Известно, казаки женили своих сыновей в раннем возрасте 16-17 лет, и эта традиция родилась не по чьей-то прихоти, а являлась необходимостью сохранения семьи, рода, казачьего населения. Казаки были участниками практически всех войн, которые вело государство в разные периоды истории. А войны без потерь не бывают, и когда казак уходил на действительную службу в полк, в семье оставались один или два ребёнка.
Исходя из этой традиции, по родившемуся первенцу можно примерно определить возраст отца или деда. У Селивёрста Никитича первая дочь Домна родилась в 1869 году, по нашему расчёту примерный год его рождения 1850, а прапрадеда Никиты 1830 год.
Предполагаем, что при проведении переписи 1837 года в одном из26 дворов жила семья наших пращуров, а среди 79 человек мужского населения хутора был и наш прапрадед Никита. Расчёты дело относительное. Например, в семье Фёдора Селивёрстовича Фролова в первые восемь лет семейной жизни родилось восемь детей и все умерли в младенческом возрасте, а прожили взрослую жизнь следующие четверо, пятый погиб в 1942 году на фронте. Наш расчёт здесь не проходит. Но другой возможности установить годы рождения прадедов мы не нашли. Единственным достоверным источником могли бы стать церковные книги, но они в большинстве своём утрачены. В одной из книг Николаевской церкви нам удалось установить факт венчания сестры нашего деда.

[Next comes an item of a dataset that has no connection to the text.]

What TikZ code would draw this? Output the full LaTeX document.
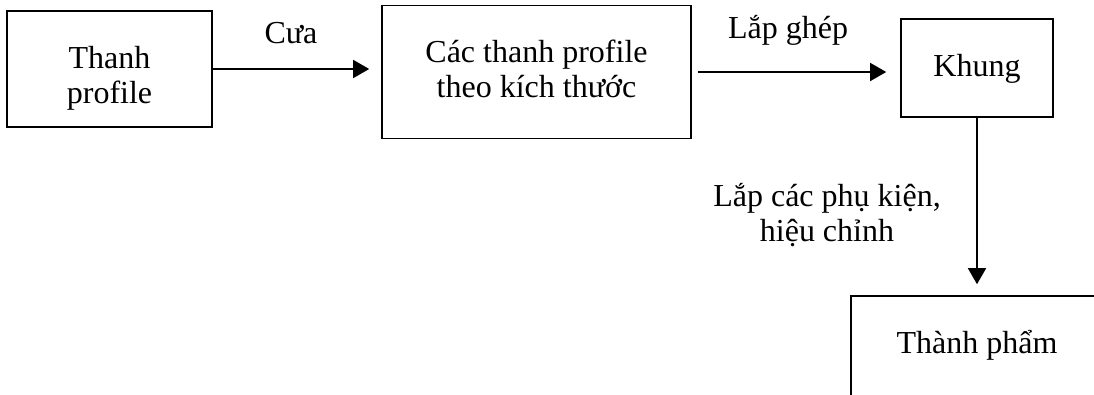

О жизни Никиты, его родителях не сохранилось практически ни каких сведений, известно только, что женат он был на цыганке. Это подтверждается воспоминаниями его правнука Калина Фёдоровича. А также тёмным цветом кожи людей клана Фроловых, да и кочующие цыгане часто спрашивали у нашего отца: «А ты не наших кровей?».